Author: Iryna Kalnytska
Source: CEE Legal Matters

As a result of the second round of negotiations between representative of Republic of Cyprus and Deputy Minister of Finance of Ukraine it was agreed to revise certain passive income tax rates determined by the Double Tax Treaty between the mentioned countries.
The main goal of such changes for Ukrainian government is to increase the budget revenues by means of expending the tax base and combating the tax evasion.

The Ministry of Finance and the Government of Cyprus undertook to sign the new Double Tax Treaty that should be in line with the OECD recommendations. Although Ukraine is not a member of the OECD, in February 2013 the Government of Ukraine approved an action plan regarding deeper cooperation between Ukraine and the OECD during 2013-2016. Moreover, on 2 July 2014 a memorandum on mutual understanding and deeper cooperation between the Government of Ukraine and the OECD was concluded. According to the above-mentioned agreements, Ukraine has set a goal to adjust to the OECD model tax convention for all running contracts in order to prevent capital outflow abroad.

The main changes in DTT with Cyprus will be the increase of the tax rate on passive income received in the signatory country.
In particular the most important changes will be the following:

  • A mandatory condition for the application of a 5% withholding tax on dividends will not only a 20% share of ownership in a company that pays dividends but also an invested at least 100 000 EUR to the nominal share capital of the Ukrainian company. The crucial moment is that now either if the above-mentioned condition may be met in order to receive the incentive. In the event of introduction of the new rules both conditions will be obligatory.
  • An agreement on a 5% tax rate for the payment of interest (now it’s only 2%).
  • In Ukraine incomes are not taxed where residents of Cyprus receive from the disposal of stock and other corporative rights, more than 50% of costs which are connected directly or mediated with estate or property located in Ukraine.
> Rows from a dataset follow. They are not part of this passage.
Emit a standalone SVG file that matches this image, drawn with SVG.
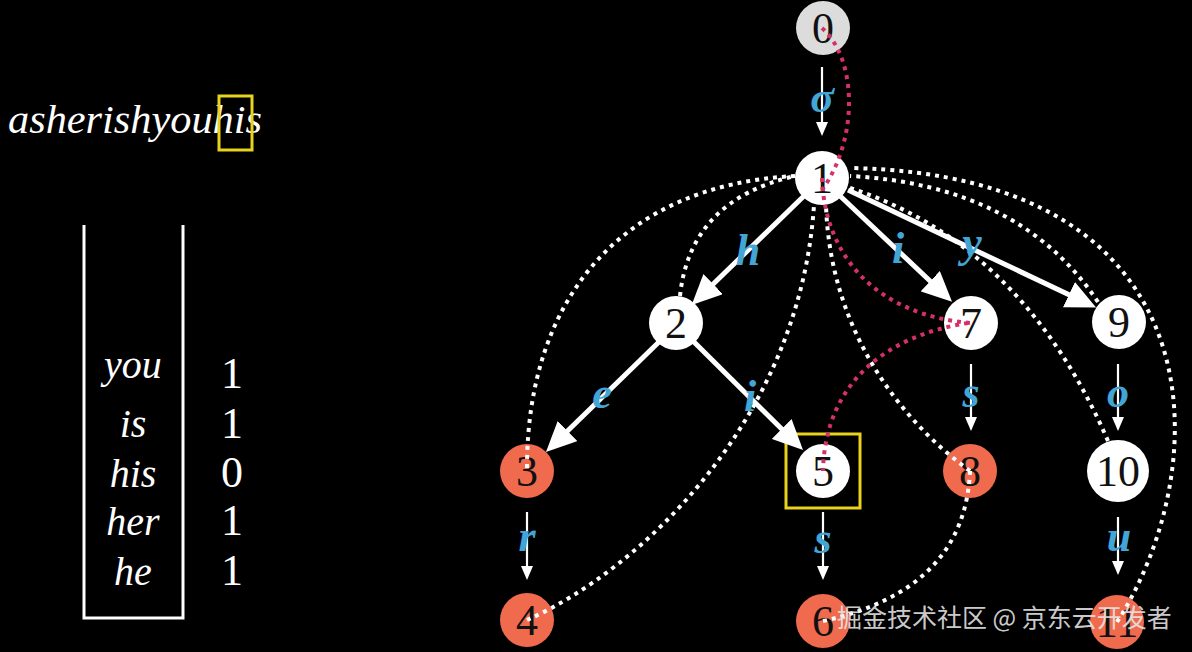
<svg xmlns="http://www.w3.org/2000/svg" width="1192" height="652" viewBox="0 0 1192 652">
<defs>
<style>
.nw{fill:#ffffff}
.ng{fill:#dcdcdc}
.no{fill:#f06a4e}
.nt{font-family:"Liberation Serif",serif;font-size:44px;fill:#111;text-anchor:middle}
.lbl{font-family:"Liberation Serif",serif;font-style:italic;font-weight:bold;font-size:44px;fill:#42a5d5;text-anchor:middle}
.thick{stroke:#fff;stroke-width:5;fill:none;marker-end:url(#hb)}
.thin{stroke:#fff;stroke-width:2.2;fill:none;marker-end:url(#hs)}
.dw{stroke:#fff;stroke-width:4;fill:none;stroke-dasharray:4 5}
.dp{stroke:#d6306a;stroke-width:4;fill:none;stroke-dasharray:4 5}
.word{font-family:"Liberation Serif",serif;font-style:italic;font-size:40px;fill:#fff}
.num{font-family:"Liberation Serif",serif;font-size:44px;fill:#fff;text-anchor:middle}
.ybox{fill:none;stroke:#e8d21e;stroke-width:3}
</style>
<marker id="hb" markerUnits="userSpaceOnUse" viewBox="0 0 30 28" refX="10" refY="14" markerWidth="30" markerHeight="28" orient="auto">
<path d="M0,0 L30,14 L0,28 Z" fill="#fff"/>
</marker>
<marker id="hs" markerUnits="userSpaceOnUse" viewBox="0 0 14 12" refX="4" refY="6" markerWidth="14" markerHeight="12" orient="auto">
<path d="M0,0 L14,6 L0,12 Z" fill="#fff"/>
</marker>
</defs>
<rect width="1192" height="652" fill="#000"/>

<g id="input">
<text class="word" x="8" y="133" textLength="254" lengthAdjust="spacingAndGlyphs">asherishyouhis</text>
<rect class="ybox" x="219" y="96" width="33" height="54"/>
</g>

<g id="stack">
<path d="M84,225 L84,618 L183,618 L183,225" fill="none" stroke="#fff" stroke-width="3"/>
<text class="word" x="133" y="378" text-anchor="middle">you</text>
<text class="word" x="133" y="437" text-anchor="middle">is</text>
<text class="word" x="133" y="487" text-anchor="middle">his</text>
<text class="word" x="133" y="535" text-anchor="middle">her</text>
<text class="word" x="133" y="585" text-anchor="middle">he</text>
<text class="num" x="232" y="388">1</text>
<text class="num" x="232" y="438">1</text>
<text class="num" x="232" y="487">0</text>
<text class="num" x="232" y="535">1</text>
<text class="num" x="232" y="585">1</text>
</g>

<g id="node0"><circle class="ng" cx="823" cy="28" r="27"/><text class="nt" x="823" y="43">0</text></g>
<g id="node1"><circle class="nw" cx="822" cy="178" r="27"/><text class="nt" x="822" y="193">1</text></g>
<g id="node2"><circle class="nw" cx="676" cy="323" r="27"/><text class="nt" x="676" y="338">2</text></g>
<g id="node7"><circle class="nw" cx="971" cy="323" r="27"/><text class="nt" x="971" y="338">7</text></g>
<g id="node9"><circle class="nw" cx="1119" cy="322" r="27"/><text class="nt" x="1119" y="337">9</text></g>
<g id="node3"><circle class="no" cx="527" cy="471" r="27"/><text class="nt" x="527" y="486">3</text></g>
<g id="node5"><circle class="nw" cx="823" cy="471" r="27"/><text class="nt" x="823" y="486">5</text><rect class="ybox" x="786" y="434" width="74" height="74"/></g>
<g id="node8"><circle class="no" cx="970" cy="471" r="27"/><text class="nt" x="970" y="486">8</text></g>
<g id="node10"><circle class="nw" cx="1118" cy="471" r="31"/><text class="nt" x="1118" y="486">10</text></g>
<g id="node4"><circle class="no" cx="527" cy="620" r="27"/><text class="nt" x="527" y="635">4</text></g>
<g id="node6"><circle class="no" cx="823" cy="621" r="27"/><text class="nt" x="823" y="636">6</text></g>
<g id="node11"><circle class="no" cx="1117" cy="622" r="27"/><text class="nt" x="1117" y="637">11</text></g>

<g id="connectors">
<line class="thin" x1="822" y1="67" x2="822" y2="126"/>
<line class="thick" x1="806" y1="194" x2="706" y2="291"/>
<line class="thick" x1="838" y1="194" x2="937.5" y2="288"/>
<line class="thick" x1="848" y1="190" x2="1078" y2="299"/>
<line class="thick" x1="662" y1="339" x2="560.3" y2="438"/>
<line class="thick" x1="691" y1="339" x2="788.8" y2="436"/>
<line class="thin" x1="527" y1="512" x2="527" y2="570"/>
<line class="thin" x1="823" y1="512" x2="823" y2="570"/>
<line class="thin" x1="971" y1="364" x2="971" y2="421"/>
<line class="thin" x1="1118" y1="364" x2="1118" y2="421"/>
<line class="thin" x1="1118" y1="517" x2="1118" y2="565"/>

<path class="dw" d="M680,296 Q690,200 795,176"/>
<path class="dw" d="M527,468 C527,300 620,185 795,176"/>
<path class="dw" d="M527,620 C640,570 800,420 814,205"/>
<path class="dw" d="M970,471 C900,420 830,330 826,205"/>
<path class="dw" d="M823,621 Q965,590 970,471"/>
<path class="dw" d="M1098,302 Q1020,185 850,176"/>
<path class="dw" d="M1108,441 C1060,330 980,230 850,188"/>
<path class="dw" d="M1117,622 C1215,470 1225,175 850,168"/>

<path class="dp" d="M822,28 C858,60 858,140 822,190"/>
<path class="dp" d="M822,178 C825,260 880,315 970,323"/>
<path class="dp" d="M968,323 C890,335 825,380 823,471"/>

<text class="lbl" x="822" y="112">σ</text>
<text class="lbl" x="748" y="265">h</text>
<text class="lbl" x="898" y="263">i</text>
<text class="lbl" x="972" y="257">y</text>
<text class="lbl" x="602" y="408">e</text>
<text class="lbl" x="750" y="411">i</text>
<text class="lbl" x="527" y="551">r</text>
<text class="lbl" x="823" y="553">s</text>
<text class="lbl" x="971" y="407">s</text>
<text class="lbl" x="1118" y="407">o</text>
<text class="lbl" x="1119" y="551">u</text>
</g>

<text x="837" y="627" font-family="'Noto Sans CJK SC','Noto Sans',sans-serif" font-size="25" fill="#e6e6e6" fill-opacity="0.9">掘金技术社区 @ 京东云开发者</text>
</svg>
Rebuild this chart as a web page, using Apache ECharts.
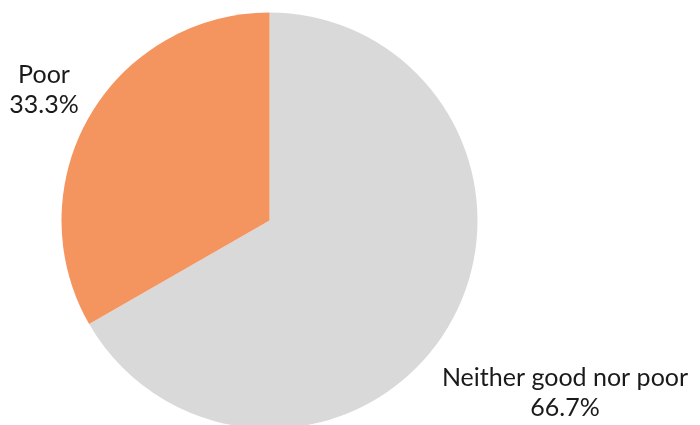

If the Convention is signed and ratified by the respective Parliaments of Ukraine and Cyprus, the new conditions of taxation on passive incomes will come into force, as stated in Article 27 of the valid Convention, no sooner than 2019.

In general, the introduction of the said changes in the DTT with Cyprus is quite predictable and even an inevitable measure as a part of Ukrainian government’s policy aimed at combating with aggressive tax planning.

Actually, such changes are not the first amendments of the tax rates in DTT with Cyprus. The last changes that were introduced in 2013 and took effect in 2014 did not affect the cooperation of Ukrainian business with Cyprus substantially (despite all assessments). The national legislation of Cyprus is still very attractive and provides for zero withholding tax on passive income and total exemption of dividends from taxation. Therefore, even if the new alterations will be introduced in the DDT with Cyprus the jurisdiction will remain quite attractive and popular for Ukrainian business.